Lorna, as David explained in that email, it does cause significant breakage of existing content.
Anne,
Virtually every Flash-based media player today also supports TTML (or at least, DFXP, a profile of TTML) so it’s not like this is some “from out of space” format we are talking about. TTML has been accepted and adopted by many large-scale content producers, has been incorporated into many authoring systems and is a real and viable Standard today. It likely will remain so for some time to come.
If WebVTT can meet the needs of these existing content producers as an output format however, I think we will see that TTML will recede somewhat into the background, remaining an exchange format (it was designed to be both), and that those same large-scale content producers (who will have existing legacy TTML content) will convert to the more-web-friendly WebVTT format moving forward, as TTML, being XML based, will lend itself to that nicely.
My only point is that WebVTT is *not* the only web-format for time-stamping out there today – other options exist that have their benefits as well: truth in advertising.
I am not saying there are no other formats, I am saying there is only one viable format for the platform.
Anne,
LOL, with all due respect, that’s like saying there is only one viable codec for video on the platform – how’s that working out for y’all?
With Internet Explorer *still* holding the largest share of the global “platform”, (http://gs.statcounter.com/) and IE 10 (preview) natively supporting TTML, TTML *IS* a viable format today – DFXP (a profile of TTML) can also be used for “fallback” to flash-based players for legacy users, something that WebVTT cannot do today (http://www.longtailvideo.com/support/jw-player/22/making-video-accessible | http://www.cpcweb.com/solutions/web.htm).
“Please leave your sense of logic at the door” does not mean to suspend belief or ignore facts. Pretending TTML is not a viable time-stamp option for content creators is to ignore reality on the ground today.

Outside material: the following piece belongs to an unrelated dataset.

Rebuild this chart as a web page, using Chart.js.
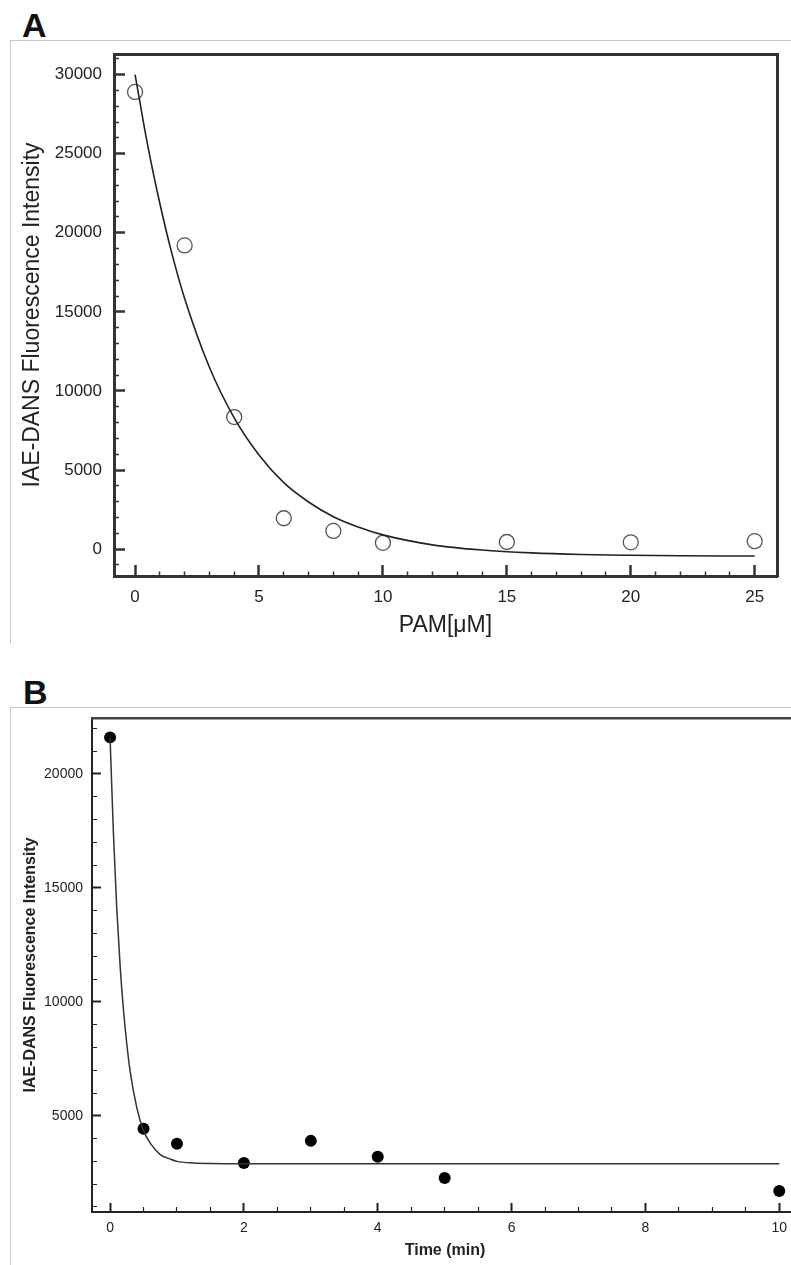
<!DOCTYPE html>
<html>
<head>
<meta charset="utf-8">
<title>IAE-DANS fluorescence</title>
<script src="https://cdn.jsdelivr.net/npm/chart.js@4.4.1/dist/chart.umd.min.js"></script>
<style>
  html, body { margin: 0; padding: 0; background: #fff; }
  body { width: 791px; height: 1265px; overflow: hidden; position: relative; }
  .panel-label { position: absolute; font: bold 34px "Liberation Sans", Arial, sans-serif; line-height: 34px; color: #111; }
  .frame { position: absolute; border-top: 1px solid #c8c8c8; border-left: 1px solid #c8c8c8; }
  .box { position: absolute; }
</style>
</head>
<body>
<div class="panel-label" style="left:22px;top:8px">A</div>
<div class="frame" style="left:10px;top:40px;width:800px;height:603px"></div>
<div class="box" style="left:10px;top:40px;width:781px;height:603px"><canvas id="chartA"></canvas></div>

<div class="panel-label" style="left:23px;top:675px">B</div>
<div class="frame" style="left:10px;top:707px;width:800px;height:600px"></div>
<div class="box" style="left:10px;top:707px;width:795px;height:558px"><canvas id="chartB"></canvas></div>

<script>
// panel A: titration with PAM
const pamConc = [0, 2, 4, 6, 8, 10, 15, 20, 25];
const pamIntensity = [28900, 19200, 8350, 1950, 1150, 400, 450, 430, 500];
const pamFitX = [0, 0.5, 1, 1.5, 2, 3, 4, 5, 6, 7, 8, 9, 10, 12, 14, 16, 18, 20, 22, 25];
const pamFitY = [30000, 25600, 21850, 18600, 15850, 11500, 8300, 5950, 4200, 2980, 2050, 1400, 900, 270, -60, -240, -340, -390, -420, -440];
const pamXLabels = [0, 5, 10, 15, 20, 25];
const pamYLabels = [0, 5000, 10000, 15000, 20000, 25000, 30000];

// panel B: time course
const timeMin = [0, 0.5, 1, 2, 3, 4, 5, 10];
const timeIntensity = [21600, 4430, 3770, 2930, 3900, 3200, 2270, 1700];
const timeFitX = [0, 0.05, 0.1, 0.15, 0.2, 0.25, 0.3, 0.4, 0.5, 0.6, 0.75, 0.9, 1, 1.25, 1.5, 2, 4, 6, 8, 10];
const timeFitY = [21600, 17400, 14100, 11600, 9650, 8150, 6950, 5350, 4350, 3800, 3300, 3100, 3000, 2930, 2910, 2900, 2900, 2900, 2900, 2900];
const timeXLabels = [0, 2, 4, 6, 8, 10];
const timeYLabels = [5000, 10000, 15000, 20000];

const yTitle = 'IAE-DANS Fluorescence Intensity';

Chart.defaults.font.family = '"Liberation Sans", Arial, Helvetica, sans-serif';
Chart.defaults.color = '#222';

const toPoints = (xs, ys) => xs.map((x, i) => ({ x, y: ys[i] }));
const hasLabel = (labels, v) => labels.some((l) => Math.abs(l - v) < 1e-6);

// every minor step gets a tick mark, labelled ones are drawn longer
function minorTicks(step) {
  return (scale) => {
    const ticks = [];
    for (let v = Math.ceil(scale.min / step) * step; v <= scale.max + 1e-9; v += step) {
      ticks.push({ value: Math.round(v * 1000) / 1000 });
    }
    scale.ticks = ticks;
  };
}

// ticks point into the plot; minor ones are shortened with a dash pattern
function tickGrid(labels, len, majorW, minorW, minorDash, color) {
  return {
    drawOnChartArea: false,
    drawTicks: true,
    tickLength: -len,
    tickColor: color,
    tickWidth: (ctx) => hasLabel(labels, ctx.tick.value) ? majorW : minorW,
    tickBorderDash: (ctx) => hasLabel(labels, ctx.tick.value) ? [] : minorDash
  };
}

function frameScale(axis, position, width, color) {
  return {
    axis, position, min: 0, max: 1,
    grid: { drawOnChartArea: false, drawTicks: false },
    ticks: { display: false },
    border: { display: true, width, color }
  };
}

const fixWidth = (w) => (s) => { s.width = w; s.paddingTop = 0; s.paddingBottom = 0; };
const fixHeight = (h) => (s) => { s.height = h; s.paddingLeft = 0; s.paddingRight = 0; };

const baseOptions = {
  responsive: true,
  maintainAspectRatio: false,
  animation: false,
  events: [],
  plugins: { legend: { display: false }, tooltip: { enabled: false } }
};

new Chart(document.getElementById('chartA'), {
  type: 'scatter',
  data: {
    datasets: [{
      type: 'line',
      data: toPoints(pamFitX, pamFitY),
      borderColor: '#222',
      borderWidth: 1.6,
      pointRadius: 0,
      cubicInterpolationMode: 'monotone',
      fill: false
    }, {
      data: toPoints(pamConc, pamIntensity),
      pointRadius: 7.5,
      borderColor: '#555',
      borderWidth: 1.3,
      backgroundColor: 'rgba(255,255,255,0)'
    }]
  },
  options: {
    ...baseOptions,
    layout: { padding: { top: 14, right: 14, left: 0, bottom: 0 } },
    scales: {
      x: {
        min: -0.85, max: 25.9,
        afterBuildTicks: minorTicks(1),
        ticks: {
          padding: 22, font: { size: 17 }, maxRotation: 0, autoSkip: false,
          callback: (v) => hasLabel(pamXLabels, v) ? String(v) : ''
        },
        grid: tickGrid(pamXLabels, 11, 2.5, 1.5, [6.5, 100], '#333'),
        border: { display: true, width: 3, color: '#333' },
        title: { display: true, text: 'PAM[\u03bcM]', font: { size: 23 }, padding: { top: 0, bottom: 4 } },
        afterFit: fixHeight(67)
      },
      y: {
        min: -1700, max: 31300,
        afterBuildTicks: minorTicks(1000),
        ticks: {
          padding: 23, font: { size: 17 }, autoSkip: false,
          callback: (v) => hasLabel(pamYLabels, v) ? String(v) : ''
        },
        grid: tickGrid(pamYLabels, 11, 2.5, 1.5, [0, 6, 100, 0], '#333'),
        border: { display: true, width: 3, color: '#333' },
        title: { display: true, text: yTitle, font: { size: 23 }, padding: { top: 9, bottom: 0 } },
        afterFit: fixWidth(104)
      },
      x2: frameScale('x', 'top', 3, '#333'),
      y2: frameScale('y', 'right', 3, '#333')
    }
  }
});

new Chart(document.getElementById('chartB'), {
  type: 'scatter',
  data: {
    datasets: [{
      type: 'line',
      data: toPoints(timeFitX, timeFitY),
      borderColor: '#333',
      borderWidth: 1.5,
      pointRadius: 0,
      cubicInterpolationMode: 'monotone',
      fill: false
    }, {
      data: toPoints(timeMin, timeIntensity),
      pointRadius: 6,
      borderWidth: 0,
      backgroundColor: '#000'
    }]
  },
  options: {
    ...baseOptions,
    layout: { padding: { top: 11, right: 7, left: 0, bottom: 0 } },
    scales: {
      x: {
        min: -0.27, max: 10.28,
        afterBuildTicks: minorTicks(0.5),
        ticks: {
          padding: 17, font: { size: 14 }, maxRotation: 0, autoSkip: false,
          callback: (v) => hasLabel(timeXLabels, v) ? String(v) : ''
        },
        grid: tickGrid(timeXLabels, 9, 2, 1.2, [6, 100], '#222'),
        border: { display: true, width: 2, color: '#222' },
        title: { display: true, text: 'Time (min)', font: { size: 16, weight: 'bold' }, padding: { top: 0, bottom: 5 } },
        afterFit: fixHeight(53)
      },
      y: {
        min: 780, max: 22450,
        afterBuildTicks: minorTicks(1000),
        ticks: {
          padding: 18, font: { size: 14 }, autoSkip: false,
          callback: (v) => hasLabel(timeYLabels, v) ? String(v) : ''
        },
        grid: tickGrid(timeYLabels, 9, 2, 1.2, [0, 4, 100, 0], '#222'),
        border: { display: true, width: 2, color: '#222' },
        title: { display: true, text: yTitle, font: { size: 16, weight: 'bold' }, padding: { top: 11, bottom: 0 } },
        afterFit: fixWidth(82)
      },
      x2: frameScale('x', 'top', 2.5, '#444'),
      y2: frameScale('y', 'right', 2, '#444')
    }
  }
});
</script>
</body>
</html>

What remains to be seen is if any _other_ browser supports TTML, as if just 1 more does, it will continue to tip the scales in favor of supporting both formats on “the platform” – something that IE is doing (now/soon).
As previously noted (in my earlier response) *IF* the WebVTT group at the W3C can also wrangle WebVTT to deliver everything that TTML can deliver today (so far, it can’t, but it’s close) *THEN* WebVTT will likely emerge as the de-facto standard for a caption time-stamp format, which I’ve also already stated. But we are also not there yet, something that mainstream readers of this blog should be aware of. Hiding inconvenient truths does nobody any service.
I’m afraid I fail to see your point. Internet Explorer also supported VML at one point, and tried XDomainRequest out for a while until they also implemented CORS for XMLHttpRequest. That TTML is out there is an unfortunate truth, but I’m not trying to hide it. I’m just stating what I think we will end up with.